Task to carry out
Extract the records below word for word and ignore the images.
>> begin Data section
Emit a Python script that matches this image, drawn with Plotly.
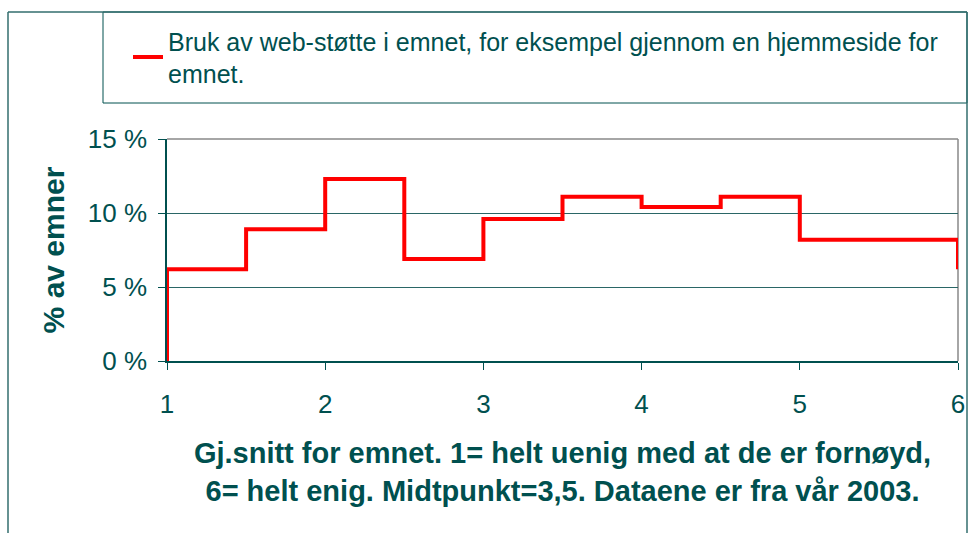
import plotly.graph_objects as go

# ---- data ----
x_steps = [1, 1, 1.5, 2, 2.5, 3, 3.5, 4, 4.5, 5, 6]
y_steps = [0, 6.2, 8.9, 12.3, 6.9, 9.6, 11.1, 10.4, 11.1, 8.2, 6.2]
series_name = "Bruk av web-støtte i emnet, for eksempel gjennom en hjemmeside for<br>emnet."
x_ticks = [1, 2, 3, 4, 5, 6]
y_ticks = [0, 5, 10, 15]
y_tick_labels = [f"{v} %" for v in y_ticks]
x_title = "Gj.snitt for emnet. 1= helt uenig med at de er fornøyd,<br>6= helt enig. Midtpunkt=3,5. Dataene er fra vår 2003."
y_title = "% av emner"

# ---- layout geometry ----
W, H = 970, 533
L, R, T, B = 167, 958, 139, 361
TEAL = "#00504f"
FONT = "Arial, Liberation Sans, sans-serif"


def px(xp):
    return (xp - L) / (R - L)


def py(yp):
    return (B - yp) / (B - T)


fig = go.Figure()
fig.add_trace(go.Scatter(
    x=x_steps, y=y_steps, mode="lines", line_shape="hv",
    line=dict(color="#ff0000", width=4), name=series_name,
    showlegend=True, cliponaxis=False,
))

shapes = [
    # legend box
    dict(type="rect", xref="paper", yref="paper", x0=px(103), x1=px(967), y0=py(103), y1=py(12),
         line=dict(color=TEAL, width=1), fillcolor="white", layer="below"),
    # outer frame
    dict(type="line", xref="paper", yref="paper", x0=px(8), x1=px(8), y0=py(540), y1=py(12),
         line=dict(color="#336e6e", width=1.5)),
    dict(type="line", xref="paper", yref="paper", x0=px(8), x1=px(967), y0=py(12), y1=py(12),
         line=dict(color="#336e6e", width=1.5)),
    dict(type="line", xref="paper", yref="paper", x0=px(967), x1=px(967), y0=py(540), y1=py(12),
         line=dict(color="#336e6e", width=1.5)),
    # plot-area top and right borders (grey)
    dict(type="line", xref="x domain", yref="y domain", x0=0, x1=1, y0=1, y1=1,
         line=dict(color="#888888", width=1.5), layer="above"),
    dict(type="line", xref="x domain", yref="y domain", x0=1, x1=1, y0=0, y1=1,
         line=dict(color="#888888", width=1.5), layer="below"),
]

fig.update_layout(
    width=W, height=H,
    margin=dict(l=L, r=W - R, t=T, b=H - B, autoexpand=False),
    paper_bgcolor="white", plot_bgcolor="rgba(0,0,0,0)",
    font=dict(family=FONT, color=TEAL, size=26),
    shapes=shapes,
    showlegend=True,
    legend=dict(
        x=px(128), y=py(18), xanchor="left", yanchor="top",
        bgcolor="rgba(0,0,0,0)", borderwidth=0,
        font=dict(family=FONT, size=25, color=TEAL),
        itemwidth=30,
    ),
    xaxis=dict(
        range=[1, 6], tickvals=x_ticks, ticks="outside", ticklen=7, tickcolor=TEAL,
        showline=True, linecolor=TEAL, linewidth=1.5, showgrid=False, zeroline=False,
        tickfont=dict(size=26, color=TEAL), ticklabelstandoff=12, automargin=False,
        title=dict(text=x_title, font=dict(size=29, color=TEAL, weight="bold"), standoff=25),
    ),
    yaxis=dict(
        range=[0, 15], tickvals=y_ticks, ticktext=y_tick_labels, ticks="outside", ticklen=7,
        tickcolor=TEAL, automargin=False,
        showline=True, linecolor=TEAL, linewidth=1.5, showgrid=True, gridcolor="#2a6666", gridwidth=1,
        zeroline=False,
        tickfont=dict(size=26, color=TEAL), ticklabelstandoff=6,
        title=dict(text=y_title, font=dict(size=30, color=TEAL, weight="bold"), standoff=14),
    ),
)

fig.write_html("out.html", post_script="document.body.style.margin='0';",
               config={"displayModeBar": False})
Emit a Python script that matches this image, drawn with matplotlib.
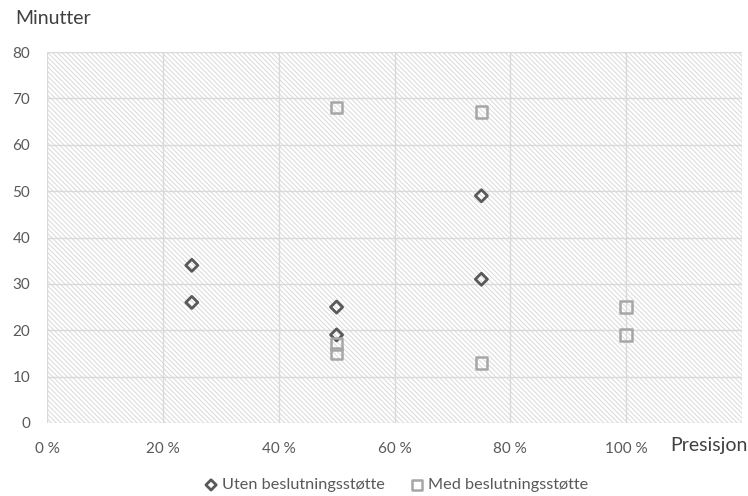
import matplotlib
matplotlib.use("Agg")
import matplotlib.pyplot as plt
from matplotlib.patches import Rectangle

plt.rcParams['font.family'] = ['Lato', 'DejaVu Sans']
plt.rcParams['hatch.linewidth'] = 0.7
plt.rcParams['hatch.color'] = '#d9d9d9'

# presisjon (%) og minutter
uten_x = [25, 25, 50, 50, 75, 75]
uten_y = [34, 26, 25, 19, 49, 31]
med_x = [50, 50, 50, 75, 75, 100, 100]
med_y = [68, 17, 15, 67, 13, 25, 19]

xticks = [0, 20, 40, 60, 80, 100, 120]
xlabels = ['0 %', '20 %', '40 %', '60 %', '80 %', '100 %', '']
yticks = [0, 10, 20, 30, 40, 50, 60, 70, 80]

txt = '#595959'
fig = plt.figure(figsize=(7.48, 4.96), dpi=100)
ax = fig.add_axes([47 / 748, 1 - 423 / 496, 695 / 748, 371 / 496])

ax.add_patch(Rectangle((0, 0), 1, 1, transform=ax.transAxes, facecolor='white',
                       hatch='\\' * 7, edgecolor='#d9d9d9', linewidth=0, zorder=0))

ax.set_xlim(0, 120)
ax.set_ylim(0, 80)
ax.set_xticks(xticks)
ax.set_xticklabels(xlabels)
ax.set_yticks(yticks)
ax.grid(True, color='#d9d9d9', linewidth=1.0, zorder=1)
for s in ax.spines.values():
    s.set_visible(False)
ax.tick_params(length=0, labelsize=11, labelcolor=txt)
ax.tick_params(axis='x', pad=14)
ax.tick_params(axis='y', pad=12)

ax.scatter(uten_x, uten_y, marker='D', s=38, facecolor='none', edgecolor='#595959',
           linewidths=2, zorder=3, label='Uten beslutningsstøtte')
ax.scatter(med_x, med_y, marker='s', s=70, facecolor='none', edgecolor='#a6a6a6',
           linewidths=1.8, zorder=3, label='Med beslutningsstøtte')

fig.text(15 / 748, 1 - 18 / 496, 'Minutter', fontsize=14, color='#404040', va='center')
fig.text(670 / 748, 1 - 446 / 496, 'Presisjon', fontsize=14, color='#404040', va='center')

leg = ax.legend(loc='center', bbox_to_anchor=(397 / 748, 1 - 485 / 496), bbox_transform=fig.transFigure,
                ncol=2, frameon=False, fontsize=11.7, handlelength=0.7, handletextpad=0.35,
                columnspacing=1.6, markerscale=0.85, borderpad=0)
for t in leg.get_texts():
    t.set_color(txt)

fig.savefig('out.png', dpi=100)
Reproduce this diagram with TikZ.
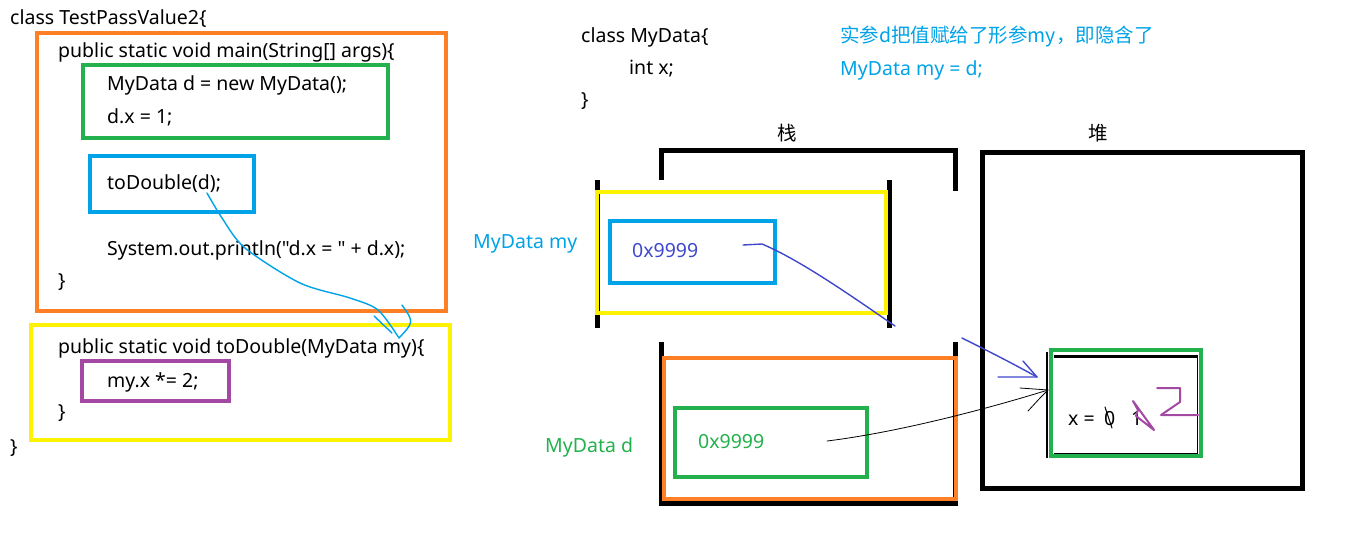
>> end Data section
Worked solution
Emit a Python script that matches this image, drawn with Plotly.
import plotly.graph_objects as go

# ---- data ----
x_steps = [1, 1, 1.5, 2, 2.5, 3, 3.5, 4, 4.5, 5, 6]
y_steps = [0, 6.2, 8.9, 12.3, 6.9, 9.6, 11.1, 10.4, 11.1, 8.2, 6.2]
series_name = "Bruk av web-støtte i emnet, for eksempel gjennom en hjemmeside for<br>emnet."
x_ticks = [1, 2, 3, 4, 5, 6]
y_ticks = [0, 5, 10, 15]
y_tick_labels = [f"{v} %" for v in y_ticks]
x_title = "Gj.snitt for emnet. 1= helt uenig med at de er fornøyd,<br>6= helt enig. Midtpunkt=3,5. Dataene er fra vår 2003."
y_title = "% av emner"

# ---- layout geometry ----
W, H = 970, 533
L, R, T, B = 167, 958, 139, 361
TEAL = "#00504f"
FONT = "Arial, Liberation Sans, sans-serif"


def px(xp):
    return (xp - L) / (R - L)


def py(yp):
    return (B - yp) / (B - T)


fig = go.Figure()
fig.add_trace(go.Scatter(
    x=x_steps, y=y_steps, mode="lines", line_shape="hv",
    line=dict(color="#ff0000", width=4), name=series_name,
    showlegend=True, cliponaxis=False,
))

shapes = [
    # legend box
    dict(type="rect", xref="paper", yref="paper", x0=px(103), x1=px(967), y0=py(103), y1=py(12),
         line=dict(color=TEAL, width=1), fillcolor="white", layer="below"),
    # outer frame
    dict(type="line", xref="paper", yref="paper", x0=px(8), x1=px(8), y0=py(540), y1=py(12),
         line=dict(color="#336e6e", width=1.5)),
    dict(type="line", xref="paper", yref="paper", x0=px(8), x1=px(967), y0=py(12), y1=py(12),
         line=dict(color="#336e6e", width=1.5)),
    dict(type="line", xref="paper", yref="paper", x0=px(967), x1=px(967), y0=py(540), y1=py(12),
         line=dict(color="#336e6e", width=1.5)),
    # plot-area top and right borders (grey)
    dict(type="line", xref="x domain", yref="y domain", x0=0, x1=1, y0=1, y1=1,
         line=dict(color="#888888", width=1.5), layer="above"),
    dict(type="line", xref="x domain", yref="y domain", x0=1, x1=1, y0=0, y1=1,
         line=dict(color="#888888", width=1.5), layer="below"),
]

fig.update_layout(
    width=W, height=H,
    margin=dict(l=L, r=W - R, t=T, b=H - B, autoexpand=False),
    paper_bgcolor="white", plot_bgcolor="rgba(0,0,0,0)",
    font=dict(family=FONT, color=TEAL, size=26),
    shapes=shapes,
    showlegend=True,
    legend=dict(
        x=px(128), y=py(18), xanchor="left", yanchor="top",
        bgcolor="rgba(0,0,0,0)", borderwidth=0,
        font=dict(family=FONT, size=25, color=TEAL),
        itemwidth=30,
    ),
    xaxis=dict(
        range=[1, 6], tickvals=x_ticks, ticks="outside", ticklen=7, tickcolor=TEAL,
        showline=True, linecolor=TEAL, linewidth=1.5, showgrid=False, zeroline=False,
        tickfont=dict(size=26, color=TEAL), ticklabelstandoff=12, automargin=False,
        title=dict(text=x_title, font=dict(size=29, color=TEAL, weight="bold"), standoff=25),
    ),
    yaxis=dict(
        range=[0, 15], tickvals=y_ticks, ticktext=y_tick_labels, ticks="outside", ticklen=7,
        tickcolor=TEAL, automargin=False,
        showline=True, linecolor=TEAL, linewidth=1.5, showgrid=True, gridcolor="#2a6666", gridwidth=1,
        zeroline=False,
        tickfont=dict(size=26, color=TEAL), ticklabelstandoff=6,
        title=dict(text=y_title, font=dict(size=30, color=TEAL, weight="bold"), standoff=14),
    ),
)

fig.write_html("out.html", post_script="document.body.style.margin='0';",
               config={"displayModeBar": False})
Emit a Python script that matches this image, drawn with matplotlib.
import matplotlib
matplotlib.use("Agg")
import matplotlib.pyplot as plt
from matplotlib.patches import Rectangle

plt.rcParams['font.family'] = ['Lato', 'DejaVu Sans']
plt.rcParams['hatch.linewidth'] = 0.7
plt.rcParams['hatch.color'] = '#d9d9d9'

# presisjon (%) og minutter
uten_x = [25, 25, 50, 50, 75, 75]
uten_y = [34, 26, 25, 19, 49, 31]
med_x = [50, 50, 50, 75, 75, 100, 100]
med_y = [68, 17, 15, 67, 13, 25, 19]

xticks = [0, 20, 40, 60, 80, 100, 120]
xlabels = ['0 %', '20 %', '40 %', '60 %', '80 %', '100 %', '']
yticks = [0, 10, 20, 30, 40, 50, 60, 70, 80]

txt = '#595959'
fig = plt.figure(figsize=(7.48, 4.96), dpi=100)
ax = fig.add_axes([47 / 748, 1 - 423 / 496, 695 / 748, 371 / 496])

ax.add_patch(Rectangle((0, 0), 1, 1, transform=ax.transAxes, facecolor='white',
                       hatch='\\' * 7, edgecolor='#d9d9d9', linewidth=0, zorder=0))

ax.set_xlim(0, 120)
ax.set_ylim(0, 80)
ax.set_xticks(xticks)
ax.set_xticklabels(xlabels)
ax.set_yticks(yticks)
ax.grid(True, color='#d9d9d9', linewidth=1.0, zorder=1)
for s in ax.spines.values():
    s.set_visible(False)
ax.tick_params(length=0, labelsize=11, labelcolor=txt)
ax.tick_params(axis='x', pad=14)
ax.tick_params(axis='y', pad=12)

ax.scatter(uten_x, uten_y, marker='D', s=38, facecolor='none', edgecolor='#595959',
           linewidths=2, zorder=3, label='Uten beslutningsstøtte')
ax.scatter(med_x, med_y, marker='s', s=70, facecolor='none', edgecolor='#a6a6a6',
           linewidths=1.8, zorder=3, label='Med beslutningsstøtte')

fig.text(15 / 748, 1 - 18 / 496, 'Minutter', fontsize=14, color='#404040', va='center')
fig.text(670 / 748, 1 - 446 / 496, 'Presisjon', fontsize=14, color='#404040', va='center')

leg = ax.legend(loc='center', bbox_to_anchor=(397 / 748, 1 - 485 / 496), bbox_transform=fig.transFigure,
                ncol=2, frameon=False, fontsize=11.7, handlelength=0.7, handletextpad=0.35,
                columnspacing=1.6, markerscale=0.85, borderpad=0)
for t in leg.get_texts():
    t.set_color(txt)

fig.savefig('out.png', dpi=100)
Reproduce this diagram with TikZ.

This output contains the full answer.